The parade of disappointing economic data continued this morning as Consumer Confidence for the month of February came in weaker than expected.  While economists were already expecting a decline from January’s reading of 103.8 down to 99.5, the actual reading came in at 96.4.  This was the largest one month decline in Consumer Confidence since October 2013.  Although we saw a sizable decline in Consumer Confidence this month, the headline index still remains above its historical average of 93.3 dating back to 1967.  The last time we saw back to back prints of above average Consumer Confidence was in October 2007.

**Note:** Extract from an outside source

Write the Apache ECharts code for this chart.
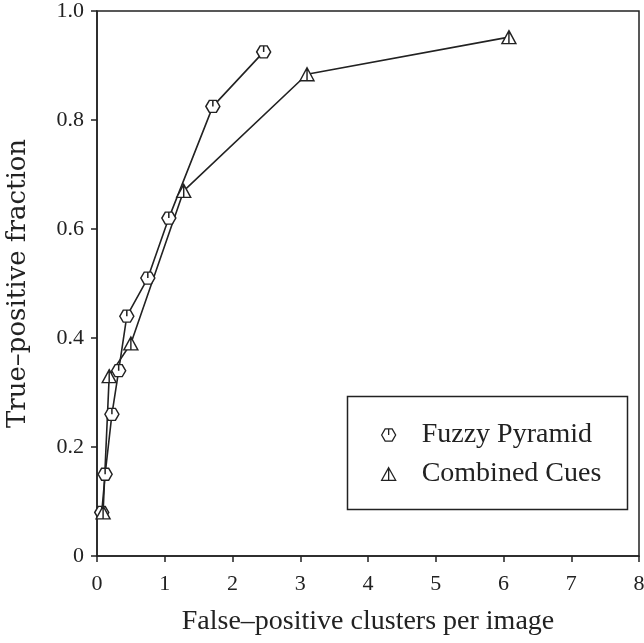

As we have been highlighting over the last few years, the rebound in Consumer Confidence during this expansion has been uneven across different income levels.  While confidence among higher income Americans is back to pre-recession levels, confidence among lower income Americans is still relatively depressed.  The chart below compares Consumer Confidence levels of people with incomes over $50K to confidence levels of people with incomes between $35K and $50K, and clearly shows the widening gap in confidence during the current recovery.  If you look closely at the shaded area of the chart, though, you can see that in February, the confidence gap narrowed.  While confidence among higher income Americans fell from 125.1 down to 119.2, confidence among lower income Americans actually increased from 93.2 up to 97.2.  That narrowed the gap from 31.9 last month to 22 this month.

Despite the narrower gap in confidence by income levels in this month’s report, the six-month average spread remains wide, and it only came in slightly.  At a level of 31.53 this month, it is still at its second highest level since at least 1987.  Wal-Mart’s (WMT) announcement last week that it would raise starting hourly wages for new hires probably helped to improve sentiment for lower income consumers, but it is going to take a lot more of that to have any meaningful impact on the wide gap in confidence levels.